Why Norwood floors need a local estimate
Norwood, Ohio is an independent city of about 19,000 residents fully surrounded by Cincinnati in Hamilton County. It is not a Cincinnati neighborhood. The city incorporated in 1888, grew as a streetcar suburb in the 1890s through the 1920s, and anchored decades of manufacturing around the former General Motors Norwood Assembly plant that closed in 1987.
That history shapes the housing stock. A Norwood estimate involves late-Victorian frame homes, 1900s-1920s American Foursquares and bungalows on streets like Floral, Hopkins, Carthage, Forest, and Montgomery Road, plus revival-era infill near Surrey Square and Linden Pointe on the former GM site. The original red-oak strip floors are common under carpet pulled up by current owners.

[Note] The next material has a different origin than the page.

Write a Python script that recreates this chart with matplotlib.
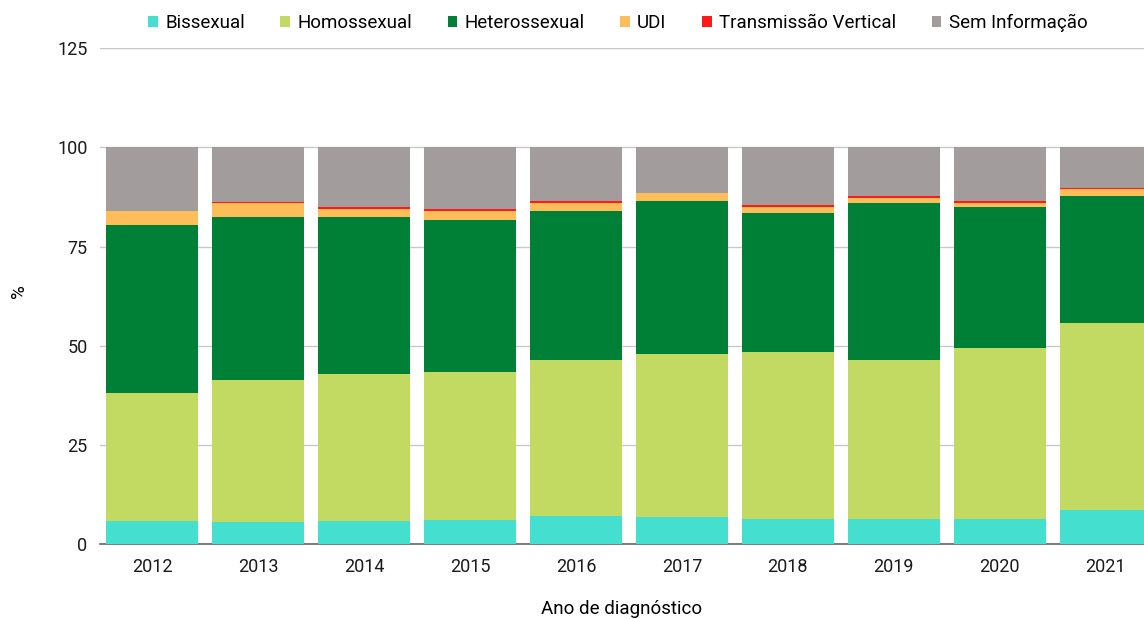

Norwood is its own incorporated city, not a Cincinnati neighborhood. It runs its own school district, police, and fire, which matters for permitting on larger sand-and-refinish projects.
The pre-1930 housing belt around Floral Avenue, Hopkins Avenue, and Williams Avenue was built for streetcar commuters and assembly-plant workers. Most of those homes still have 2-1/4 inch red-oak strip flooring under their original layout.
Linden Pointe, Surrey Square, and the Rookwood corridor along Edwards Road and Edmondson Road are redevelopment-era. Floors there are newer engineered or prefinished products with thinner wear layers that change the recoat-versus-sand decision.